Molecular interactions in coupled PMMA–bioglass hybrid networks

Abstract

Organic–inorganic hybrids were produced by chemical bonding of poly(methyl methacrylate) (PMMA) and bioglass using the silane coupling agent (3-trimethoxysilyl propyl methacrylate (MPMA)). The effects of MPMA : PMMA molar ratio and volume fraction of polymer solution on the characteristics of hybrids were assessed. ¹H, ¹³C and ²⁹Si solid state NMR analyses were used to investigate the structural features at molecular level to better understand the impact of coupling agent on the network structure of hybrids. Tⁿ peaks in ²⁹Si CPMAS NMR spectra were only observed for hybrids and not for physical mixtures, which confirmed the presence of Si–C covalent bonds and formation of class II hybrid. Compared to physical mixture, the number of Q⁴ species also showed a 20% reduction for the highly coupled hybrid containing 0.1 M ratio of MPMA : PMMA and 60 vol% polymer solution. These analyses elucidate the integration of PMMA chains into bioglass structure in nano-scale. Additionally, presence of peaks at 1030 cm⁻¹ (Si–O–Si) and 1110 cm⁻¹ (Si–O–C) in Fourier transform infrared (FTIR) spectra confirmed the formation of covalent bonds in hybrid components. These results showed molecular interaction between PMMA and silica and shed light on the enhancement of physical properties of hybrids.

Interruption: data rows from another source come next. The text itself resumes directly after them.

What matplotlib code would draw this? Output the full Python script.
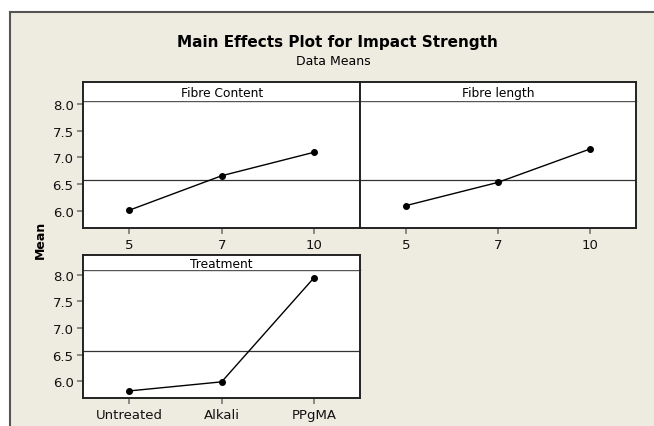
import matplotlib
matplotlib.use("Agg")
import matplotlib.pyplot as plt
import numpy as np

plt.rcParams['font.family'] = ['DejaVu Sans']

# Data
fibre_content_levels = ["5", "7", "10"]
fibre_content_means = [6.01, 6.655, 7.095]
fibre_length_levels = ["5", "7", "10"]
fibre_length_means = [6.095, 6.53, 7.155]
treatment_levels = ["Untreated", "Alkali", "PPgMA"]
treatment_means = [5.82, 5.99, 7.94]
grand_mean = 6.575
y_ticks = [6.0, 6.5, 7.0, 7.5, 8.0]

W, H = 654, 427
BG = "#EEEBE1"
fig = plt.figure(figsize=(W / 100, H / 100), dpi=100)
fig.patch.set_facecolor("white")

def fx(px):
    return px / W

def fy(py):
    return 1 - py / H

# beige background with border lines on left and top
bg = fig.add_axes([fx(10), 0, 1 - fx(10), fy(13)])
bg.set_facecolor(BG)
bg.set_xticks([]); bg.set_yticks([])
for s in ["right", "bottom"]:
    bg.spines[s].set_visible(False)
for s in ["left", "top"]:
    bg.spines[s].set_color("#555555")
    bg.spines[s].set_linewidth(1.5)
bg.set_zorder(-10)

def panel(x0, x1, strip_top, strip_bot, y1, ylim, levels, means, title, show_y):
    ax = fig.add_axes([fx(x0), fy(y1), fx(x1) - fx(x0), fy(strip_bot) - fy(y1)])
    ax.set_facecolor("white")
    xs = np.arange(len(levels))
    ax.axhline(grand_mean, color="#333333", lw=0.9, zorder=1)
    ax.plot(xs, means, color="black", lw=1.0, marker="o", ms=4, zorder=3)
    ax.set_xlim(-0.5, len(levels) - 0.5)
    ax.set_ylim(*ylim)
    ax.set_xticks(xs)
    ax.set_xticklabels(levels, fontsize=9.5, color="#111111")
    if show_y:
        ax.set_yticks(y_ticks)
        ax.set_yticklabels([f"{v:.1f}" for v in y_ticks], fontsize=9.5, color="#111111")
    else:
        ax.set_yticks([])
    ax.tick_params(axis="both", direction="out", length=4, width=1.2, color="#777777", pad=3)
    for s in ax.spines.values():
        s.set_color("#222222")
        s.set_linewidth(1.4)
    ax.spines["top"].set_color("#555555")
    ax.spines["top"].set_linewidth(1.0)
    # strip
    st = fig.add_axes([fx(x0), fy(strip_bot), fx(x1) - fx(x0), fy(strip_top) - fy(strip_bot)])
    st.set_facecolor("white")
    st.set_xticks([]); st.set_yticks([])
    for s in st.spines.values():
        s.set_color("#222222")
        s.set_linewidth(1.4)
    st.spines["bottom"].set_visible(False)
    st.text(0.5, 0.45, title, ha="center", va="center", fontsize=8.8, transform=st.transAxes)
    return ax

panel(83.3, 360, 83.3, 101.7, 229, (5.675, 8.063), fibre_content_levels, fibre_content_means, "Fibre Content", True)
panel(360, 635.7, 83.3, 101.7, 229, (5.675, 8.063), fibre_length_levels, fibre_length_means, "Fibre length", False)
panel(83.3, 360, 255.7, 271, 399, (5.687, 8.088), treatment_levels, treatment_means, "Treatment", True)

fig.text(fx(337), fy(43), "Main Effects Plot for Impact Strength", ha="center", va="center",
         fontsize=11, fontweight="bold")
fig.text(fx(333), fy(62), "Data Means", ha="center", va="center", fontsize=9)
fig.text(fx(40), fy(240), "Mean", ha="center", va="center", rotation=90, fontsize=9, fontweight="bold")

fig.savefig("out.png", dpi=100, facecolor=fig.get_facecolor())
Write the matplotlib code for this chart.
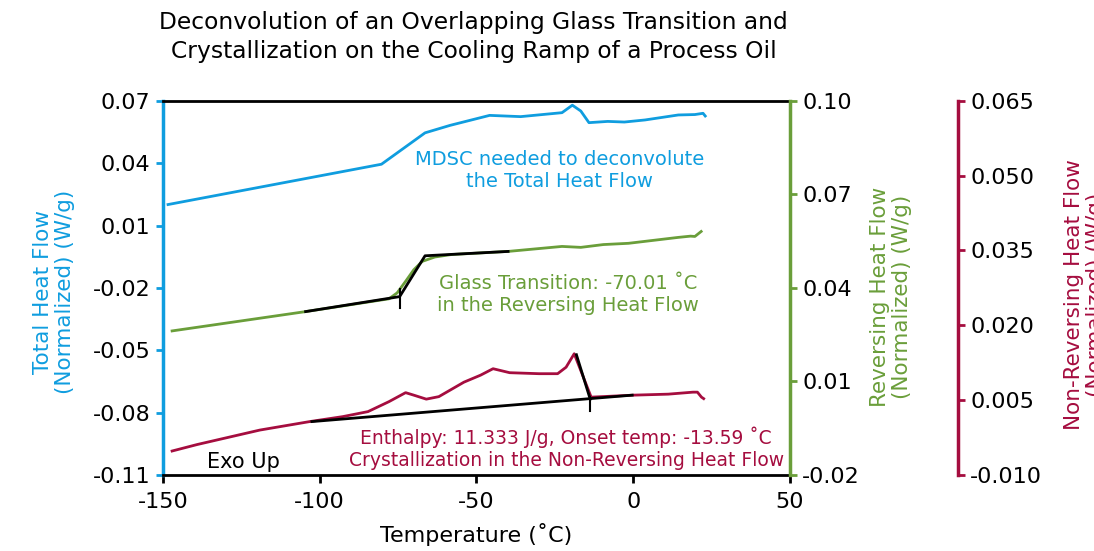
import matplotlib
matplotlib.use('Agg')
import matplotlib.pyplot as plt
import numpy as np

plt.rcParams['font.family'] = ['DejaVu Sans']

blue = '#0f9ddf'
green = '#6a9e3a'
crimson = '#a50d3f'

# total heat flow (left axis)
total_t = [-148.4, -80.3, -66.4, -58.4, -45.8, -35.9, -22.7, -19.4, -16.7, -14.1, -8.1, -2.8, 3.8, 14.4, 19.7, 22.3, 23.0]
total_hf = [0.0201, 0.0395, 0.0546, 0.0582, 0.0630, 0.0624, 0.0643, 0.0679, 0.0651, 0.0595, 0.0601, 0.0598, 0.0608, 0.0632, 0.0634, 0.0640, 0.0627]

# reversing heat flow (green axis)
rev_t = [-147.1, -104.5, -77.9, -75.3, -72.6, -70.0, -67.3, -63.3, -58.0, -39.9, -22.7, -16.7, -9.5, -1.5, 14.4, 18.3, 19.7, 21.7]
rev_hf = [0.0262, 0.0324, 0.0365, 0.0384, 0.0421, 0.0458, 0.0485, 0.0499, 0.0507, 0.0517, 0.0533, 0.0530, 0.0539, 0.0543, 0.0562, 0.0566, 0.0565, 0.0581]

# non-reversing heat flow (crimson axis)
nrev_t = [-147.1, -139.1, -119.1, -103.2, -92.6, -84.6, -77.9, -72.6, -70.0, -66.0, -62.0, -54.0, -48.7, -44.7, -39.4, -30.0, -24.1, -21.4, -18.8, -13.4, 0.1, 11.2, 19.1, 20.5, 21.8, 22.5]
nrev_hf = [-0.0052, -0.0039, -0.0010, 0.0007, 0.0017, 0.0027, 0.0047, 0.0065, 0.0060, 0.0052, 0.0057, 0.0086, 0.0100, 0.0113, 0.0105, 0.0103, 0.0103, 0.0116, 0.0143, 0.0056, 0.0060, 0.0062, 0.0066, 0.0066, 0.0056, 0.0053]

# analysis construction lines
tg_line_t = [-104.5, -74.5, -66.4, -39.9]
tg_line_hf = [0.0324, 0.0372, 0.0503, 0.0517]
tg_tick_t = [-74.5, -74.5]
tg_tick_hf = [0.0395, 0.0334]

cryst_base_t = [-102.5, -0.3]
cryst_base_hf = [0.0007, 0.0060]
cryst_drop_t = [-18.1, -13.7]
cryst_drop_hf = [0.0141, 0.0052]
cryst_tick_t = [-13.7, -13.7]
cryst_tick_hf = [0.0057, 0.0029]

x_ticks = [-150, -100, -50, 0, 50]
left_ticks = [-0.11, -0.08, -0.05, -0.02, 0.01, 0.04, 0.07]
green_ticks = [-0.02, 0.01, 0.04, 0.07, 0.10]
crimson_ticks = [-0.010, 0.005, 0.020, 0.035, 0.050, 0.065]

fig = plt.figure(figsize=(10.94, 5.51), dpi=100)
ax = fig.add_axes([0.149, 0.138, 0.573, 0.679])
ax2 = ax.twinx()
ax3 = ax.twinx()

ax.plot(total_t, total_hf, color=blue, lw=2)
ax2.plot(rev_t, rev_hf, color=green, lw=2)
ax2.plot(tg_line_t, tg_line_hf, color='black', lw=2)
ax2.plot(tg_tick_t, tg_tick_hf, color='black', lw=1.5)
ax3.plot(nrev_t, nrev_hf, color=crimson, lw=2)
ax3.plot(cryst_base_t, cryst_base_hf, color='black', lw=2)
ax3.plot(cryst_drop_t, cryst_drop_hf, color='black', lw=2)
ax3.plot(cryst_tick_t, cryst_tick_hf, color='black', lw=1.5)

ax.set_xlim(-150, 50)
ax.set_ylim(-0.11, 0.07)
ax2.set_ylim(-0.02, 0.10)
ax3.set_ylim(-0.010, 0.065)

ax.set_xticks(x_ticks)
ax.set_xticklabels([str(v) for v in x_ticks])
ax.set_yticks(left_ticks)
ax.set_yticklabels(['%.2f' % v for v in left_ticks])
ax2.set_yticks(green_ticks)
ax2.set_yticklabels(['%.2f' % v for v in green_ticks])
ax3.set_yticks(crimson_ticks)
ax3.set_yticklabels(['%.3f' % v for v in crimson_ticks])

for a in (ax, ax2, ax3):
    for s in a.spines.values():
        s.set_visible(False)

ax.spines['top'].set_visible(True)
ax.spines['top'].set_color('black')
ax.spines['top'].set_linewidth(2)
ax.spines['bottom'].set_visible(True)
ax.spines['bottom'].set_color('black')
ax.spines['bottom'].set_linewidth(2)
ax.spines['left'].set_visible(True)
ax.spines['left'].set_color(blue)
ax.spines['left'].set_linewidth(2.5)
ax2.spines['right'].set_visible(True)
ax2.spines['right'].set_color(green)
ax2.spines['right'].set_linewidth(2.5)
ax3.spines['right'].set_visible(True)
ax3.spines['right'].set_position(('axes', 1.268))
ax3.spines['right'].set_color(crimson)
ax3.spines['right'].set_linewidth(2.5)

ax.tick_params(axis='x', direction='out', length=6, width=2, color='black', labelsize=16, pad=6)
ax.tick_params(axis='y', direction='out', length=5, width=2, color=blue, labelsize=16, pad=4)
ax2.tick_params(axis='y', direction='out', length=5, width=2, color=green, labelsize=16, pad=4)
ax3.tick_params(axis='y', direction='out', length=5, width=2, color=crimson, labelsize=16, pad=4)

ax.set_xlabel('Temperature (˚C)', fontsize=16, labelpad=8)
fig.text(54 / 1094, 1 - 292 / 551, 'Total Heat Flow\n(Normalized) (W/g)', fontsize=15.5, color=blue,
         rotation=90, ha='center', va='center', linespacing=1.15)
fig.text(891 / 1094, 1 - 297 / 551, 'Reversing Heat Flow\n(Normalized) (W/g)', fontsize=15.5, color=green,
         rotation=90, ha='center', va='center', linespacing=1.15)
fig.text(1085 / 1094, 1 - 295 / 551, 'Non-Reversing Heat Flow\n(Normalized) (W/g)', fontsize=15.5, color=crimson,
         rotation=90, ha='center', va='center', linespacing=1.15)

ax.text(-23.4, 0.0363, 'MDSC needed to deconvolute\nthe Total Heat Flow', color=blue,
        fontsize=14, ha='center', va='center', linespacing=1.2)
ax.text(-20.8, -0.0231, 'Glass Transition: -70.01 ˚C\nin the Reversing Heat Flow', color=green,
        fontsize=14, ha='center', va='center', linespacing=1.2)
ax.text(-21.4, -0.097, 'Enthalpy: 11.333 J/g, Onset temp: -13.59 ˚C\nCrystallization in the Non-Reversing Heat Flow',
        color=crimson, fontsize=13.5, ha='center', va='center', linespacing=1.2)
ax.text(-124.2, -0.1037, 'Exo Up', color='black', fontsize=15, ha='center', va='center')

fig.text(0.433, 0.933, 'Deconvolution of an Overlapping Glass Transition and\nCrystallization on the Cooling Ramp of a Process Oil',
         ha='center', va='center', fontsize=16.8, linespacing=1.3)

fig.savefig('out.png', dpi=100)
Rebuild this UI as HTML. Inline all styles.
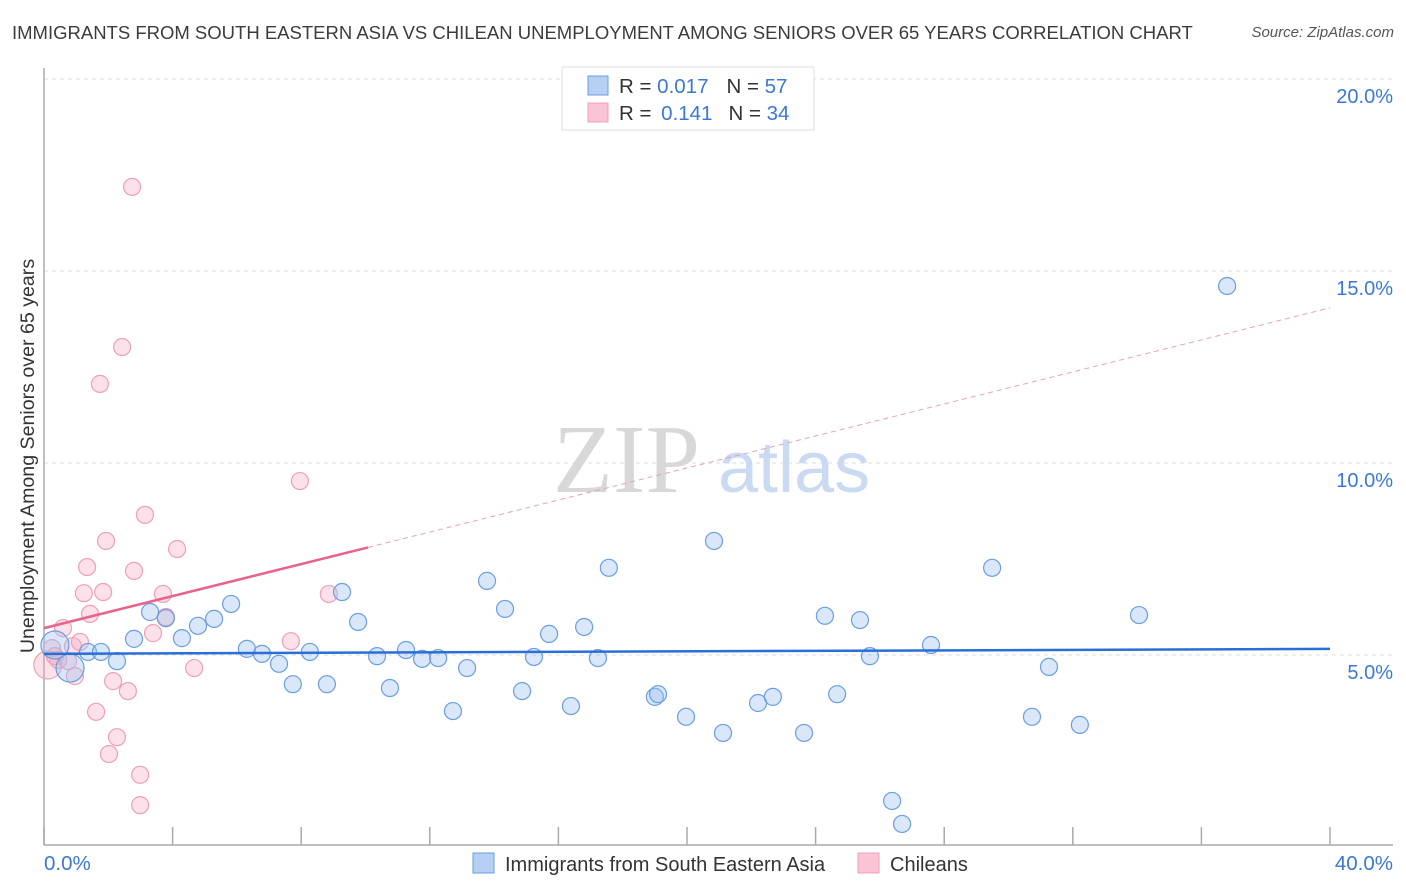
<!DOCTYPE html>
<html><head><meta charset="utf-8">
<style>
body{margin:0;background:#fff;width:1406px;height:892px;overflow:hidden;font-family:"Liberation Sans",sans-serif}
#title{position:absolute;left:12px;top:22px;font-size:18.5px;color:#3c3c3c}
#source{position:absolute;right:12px;top:24px;font-size:15px;color:#555;font-style:italic}
</style></head><body>
<div id="title">IMMIGRANTS FROM SOUTH EASTERN ASIA VS CHILEAN UNEMPLOYMENT AMONG SENIORS OVER 65 YEARS CORRELATION CHART</div>
<div id="source">Source: ZipAtlas.com</div>
<svg id="chart" width="1406" height="892" style="position:absolute;left:0;top:0"></svg>
<script>
const blueX=[0.34,0.81,1.37,1.77,2.27,2.80,3.30,3.79,4.29,4.79,5.29,5.82,6.31,6.78,7.31,7.74,8.27,8.80,9.27,9.77,10.36,10.76,11.26,11.76,12.26,12.72,13.16,13.78,14.34,14.87,15.24,15.71,16.39,16.80,17.23,17.57,19.00,19.10,19.97,20.84,21.12,22.21,22.67,23.64,24.29,24.67,25.38,25.69,26.38,26.69,27.59,29.49,30.73,31.26,32.22,34.06,36.80];
const blueY=[5.26,4.66,5.08,5.08,4.84,5.42,6.12,5.96,5.44,5.76,5.94,6.33,5.16,5.03,4.77,4.24,5.08,4.24,6.64,5.86,4.97,4.14,5.13,4.90,4.92,3.54,4.66,6.93,6.20,4.06,4.95,5.55,3.67,5.73,4.92,7.27,3.91,3.98,3.39,7.97,2.97,3.75,3.91,2.97,6.02,3.98,5.91,4.97,1.20,0.60,5.26,7.27,3.39,4.69,3.18,6.04,14.61];
const blueBig=[1,1];
const pinkX=[0.12,0.25,0.44,0.59,0.75,0.90,0.96,1.12,1.24,1.34,1.43,1.62,1.74,1.84,1.93,2.02,2.15,2.27,2.43,2.61,2.74,2.80,2.99,2.99,3.14,3.39,3.70,3.79,4.14,4.67,7.68,7.96,8.86,0.34];
const pinkY=[4.74,5.18,4.87,5.70,4.84,5.23,4.45,5.34,6.61,7.29,6.07,3.52,12.06,6.64,7.97,2.42,4.32,2.86,13.02,4.06,17.19,7.19,1.88,1.09,8.65,5.57,6.59,5.99,7.76,4.66,5.36,9.53,6.59,4.97];
const pinkBig=[1];
const blueTrend=[5.03,5.16];
const pinkTrend=[5.70,14.04];
const pinkSolidEnd=10.08;
const yTicks=[5,10,15,20];
const yTickLabels=["5.0%","10.0%","15.0%","20.0%"];
const xTicks=[0,4,8,12,16,20,24,28,32,36,40];

const svg=document.getElementById('chart');
const NS="http://www.w3.org/2000/svg";
const X=v=>44+v*32.15, Y=v=>847-v*38.4;
function el(t,a,p){const e=document.createElementNS(NS,t);for(const k in a)e.setAttribute(k,a[k]);(p||svg).appendChild(e);return e;}
yTicks.forEach((t,i)=>{
 const g=el('line',{x1:44,x2:1393,y1:Y(t),y2:Y(t),stroke:'#ddd','stroke-dasharray':'4,4'});
 
 
 const l=el('text',{x:1393,y:Y(t)+24,'text-anchor':'end','font-size':20,fill:'#3a78d4'});
 l.textContent=yTickLabels[i];
 
 
});
const ax=el('line',{x1:44,x2:44,y1:68,y2:845,stroke:'#aaa','stroke-width':1.5});


const bx=el('line',{x1:44,x2:1393,y1:845,y2:845,stroke:'#aaa','stroke-width':1.5});


xTicks.forEach(t=>{
 const k=el('line',{x1:X(t),x2:X(t),y1:827,y2:845,stroke:'#aaa','stroke-width':1.5});
 
 
});
const wm=el('text',{x:553,y:492,'font-size':98,fill:'#d8d8d8','font-family':'Liberation Serif, serif'});
wm.textContent='ZIP';


const wm2=el('text',{x:718,y:492,'font-size':72,fill:'#c9daf2'});
wm2.textContent='atlas';


function dots(xs,ys,big,fill,stroke,name){
 xs.forEach((x,i)=>{
  const c=el('circle',{cx:X(x),cy:Y(ys[i]),r:i<big.length?14:8.5,fill:fill,stroke:stroke,'stroke-width':1.2});
  
  
 });
}
dots(pinkX,pinkY,pinkBig,'rgba(246,170,195,0.35)','#eda0b8','chileans-point');
dots(blueX,blueY,blueBig,'rgba(160,195,240,0.4)','#6a9ee0','sea-immigrants-point');
const bt=el('line',{x1:X(0),x2:X(40),y1:Y(blueTrend[0]),y2:Y(blueTrend[1]),stroke:'#2a6fd6','stroke-width':2.5});


const pAt=v=>pinkTrend[0]+(pinkTrend[1]-pinkTrend[0])*v/40;
const pt=el('line',{x1:X(0),x2:X(pinkSolidEnd),y1:Y(pAt(0)),y2:Y(pAt(pinkSolidEnd)),stroke:'#e8628c','stroke-width':2.5});


const pd=el('line',{x1:X(pinkSolidEnd),x2:X(40),y1:Y(pAt(pinkSolidEnd)),y2:Y(pAt(40)),stroke:'#e8a0b8','stroke-width':1,'stroke-dasharray':'5,4'});


</script>
<svg width="1406" height="892" style="position:absolute;left:0;top:0;pointer-events:none">
 <g>
  <rect x="562" y="67" width="252" height="63" fill="#fff" stroke="#ddd"/>
  <rect x="588" y="76" width="20" height="19" fill="#b6d0f4" stroke="#6a9ee0"/>
  <rect x="588" y="103" width="20" height="19" fill="#f9c5d4" stroke="#eda0b8"/>
  <text x="619" y="93" font-size="20.5" fill="#333">R = <tspan fill="#3a78d4">0.017</tspan><tspan dx="18">N = </tspan><tspan fill="#3a78d4">57</tspan></text>
  <text x="619" y="120" font-size="20.5" fill="#333">R = <tspan dx="4" fill="#3a78d4">0.141</tspan><tspan dx="16">N = </tspan><tspan fill="#3a78d4">34</tspan></text>
 </g>
 <text x="44" y="870" font-size="20.5" fill="#3a78d4">0.0%</text>
 <text x="1393" y="870" font-size="20.5" fill="#3a78d4" text-anchor="end">40.0%</text>
 <g>
  <rect x="473" y="853" width="21" height="20" fill="#b6d0f4" stroke="#6a9ee0"/>
  <text x="505" y="871" font-size="20" fill="#333">Immigrants from South Eastern Asia</text>
  <rect x="858" y="853" width="21" height="20" fill="#f9c5d4" stroke="#eda0b8"/>
  <text x="890" y="871" font-size="20" fill="#333">Chileans</text>
 </g>
 <text transform="translate(34,456) rotate(-90)" font-size="19.6" fill="#333" text-anchor="middle">Unemployment Among Seniors over 65 years</text>
</svg>
</body></html>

For instance, thermal gravimetric analysis (TGA) of the hybrid showed significant enhancement in thermal resistivity as compared to the neat PMMA. The composition of PMMA–bioglass hybrids was tuned to provide fast gelation of ca. two hours yielding homogenous and transparent materials with unique thermal stability, functionality and broad applications, particularly as bone implants.